Faust’s Vision, by Luis Ricardo Falero, 1878.

Faust’s Vision, by Luis Ricardo Falero, 1878. 

Or a way of facing death. In the wake of her husband’s death, Joan Didion repeatedly caught herself trying to employ magic as a means of coping with the loss. She describes being unable to give away certain of his possessions, as though their contagious power might yet bring him back. “I was thinking as small children think,” she writes, “as if my thoughts or wishes had the power to reverse the narrative, change the outcome. In my case this disordered thinking had been covert, noticed I think by no one else, hidden even from me, but it had also been, in retrospect, both urgent and constant.”

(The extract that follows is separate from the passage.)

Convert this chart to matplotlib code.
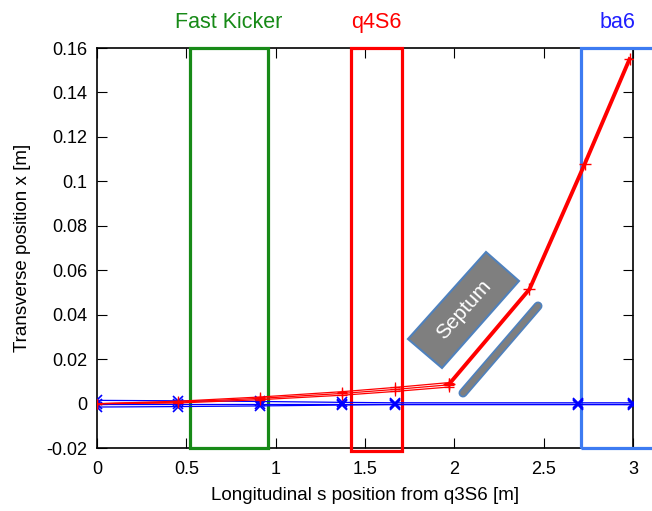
import numpy as np
import matplotlib
matplotlib.use("Agg")
import matplotlib.pyplot as plt
from matplotlib.patches import Rectangle, Polygon
from matplotlib.lines import Line2D

plt.rcParams['font.family'] = ['Liberation Sans', 'DejaVu Sans']

# marker positions along s
s_pts = [0.0, 0.45, 0.91, 1.37, 1.665, 1.97, 2.42, 2.73, 2.98]

# kicked beam (red): close trajectories before the septum, one after
red_a = [0.0, 0.0003, 0.0018, 0.0038, 0.0055, 0.0075]
red_b = [0.0, 0.0007, 0.0024, 0.0046, 0.0064, 0.0085]
red_c = [0.0, 0.0011, 0.0030, 0.0054, 0.0073, 0.0095]
red_thick_s = [1.97, 2.42, 2.73, 2.98]
red_thick_x = [0.0088, 0.0515, 0.108, 0.155]

# circulating beam (blue)
blue_s = [0.0, 0.45, 0.91, 1.37, 1.665, 2.69, 3.0]
blue_hi = [0.0015, 0.0013, 0.0010, 0.0006, 0.0004, 0.0004, 0.0004]
blue_mid = [0.0, 0.0, 0.0, 0.0, 0.0, 0.0, 0.0]
blue_lo = [-0.0015, -0.0013, -0.0010, -0.0006, -0.0004, -0.0004, -0.0004]

# elements: (name, s_start, s_end, colour, label colour)
elements = [
    ("Fast Kicker", 0.52, 0.957, "#178a17", "#178a17"),
    ("q4S6", 1.42, 1.707, "#ff0000", "#ff0000"),
    ("ba6", 2.71, 3.2, "#3d7bf2", "#1f1fff"),
]

fig = plt.figure(figsize=(6.52, 5.11), dpi=100)
ax = fig.add_axes([0.149, 0.123, 0.822, 0.783])

for name, s0, s1, col, lcol in elements:
    ybot = -0.0215 if name == "q4S6" else -0.02
    ax.add_patch(Rectangle((s0, ybot), s1 - s0, 0.16 - ybot, fill=False,
                           edgecolor=col, linewidth=2.3, clip_on=False, zorder=3))
    cx = (s0 + 3.11) / 2 if name == "ba6" else (s0 + s1) / 2
    ax.text(cx, 0.1668, name, color=lcol, fontsize=15.5, ha="center", va="bottom")

for yy in (blue_hi, blue_mid, blue_lo):
    ax.plot(blue_s, yy, color="#0000ff", linewidth=0.9, marker="x",
            markersize=7, markeredgewidth=1.2, zorder=4)

for yy in (red_a, red_b, red_c):
    ax.plot(s_pts[:6], yy, color="#ff0000", linewidth=0.9, marker="+",
            markersize=7, markeredgewidth=0.9, zorder=5)
ax.plot(red_thick_s, red_thick_x, color="#ff0000", linewidth=2.8, marker="+",
        markersize=9, markeredgewidth=1.0, zorder=5)

ax.set_xlim(0, 3)
ax.set_ylim(-0.02, 0.16)
ax.set_xticks([0, 0.5, 1, 1.5, 2, 2.5, 3])
ax.set_xticklabels(["0", "0.5", "1", "1.5", "2", "2.5", "3"])
ax.set_yticks(np.arange(-0.02, 0.161, 0.02))
ax.set_yticklabels(["-0.02", "0", "0.02", "0.04", "0.06", "0.08", "0.1",
                    "0.12", "0.14", "0.16"])
ax.tick_params(direction="in", length=7, top=True, right=True, labelsize=13)
ax.tick_params(axis="x", pad=9)
ax.tick_params(axis="y", pad=7)
ax.set_xlabel("Longitudinal s position from q3S6 [m]", fontsize=13.5, labelpad=7)
ax.set_ylabel("Transverse position x [m]", fontsize=13.5, labelpad=11)
for sp in ax.spines.values():
    sp.set_linewidth(1.2)

# septum drawing (figure pixel coordinates)
W, H = 652, 511
def fp(x, y):
    return (x / W, 1 - y / H)

sept = [fp(486, 252), fp(519, 281), fp(442, 368), fp(408, 339)]
fig.add_artist(Polygon(sept, closed=True, transform=fig.transFigure,
                       facecolor="#7f7f7f", edgecolor="#4f81bd", linewidth=1.5,
                       zorder=6))
tx, ty = fp(464, 310)
fig.text(tx, ty, "Septum", color="white", fontsize=15, rotation=48.5,
         ha="center", va="center", zorder=7)
(x0, y0), (x1, y1) = fp(463, 393), fp(538, 306)
fig.add_artist(Line2D([x0, x1], [y0, y1], transform=fig.transFigure,
                      color="#4f81bd", linewidth=6.5, solid_capstyle="round",
                      zorder=6))
fig.add_artist(Line2D([x0, x1], [y0, y1], transform=fig.transFigure,
                      color="#7f7f7f", linewidth=4, solid_capstyle="round",
                      zorder=6))

fig.savefig("out.png", dpi=100)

Didion fought the impulses of this backward thinking by research, by science, by clear-headed rational thinking: “In time of trouble, I had been trained since childhood, read, learn, work it up, go to the literature.” For Didion, mourning lay precisely in this struggle, rational versus the magical, the working through of grief versus the hope against hope that death can be overcome. Our attitudes toward sympathetic magic haven’t really changed, though this battle—the age-old conflict between logical authority and childish magic—has for many of us, like Didion, become internalized, the two halves of our brain working at odds with each other. There’s nothing particularly disordered or childish in any of this. We turn to magic because sometimes it’s all we have; in the face of things beyond our control, magical thinking remains that last bit of hope that we’ll always have at our disposal.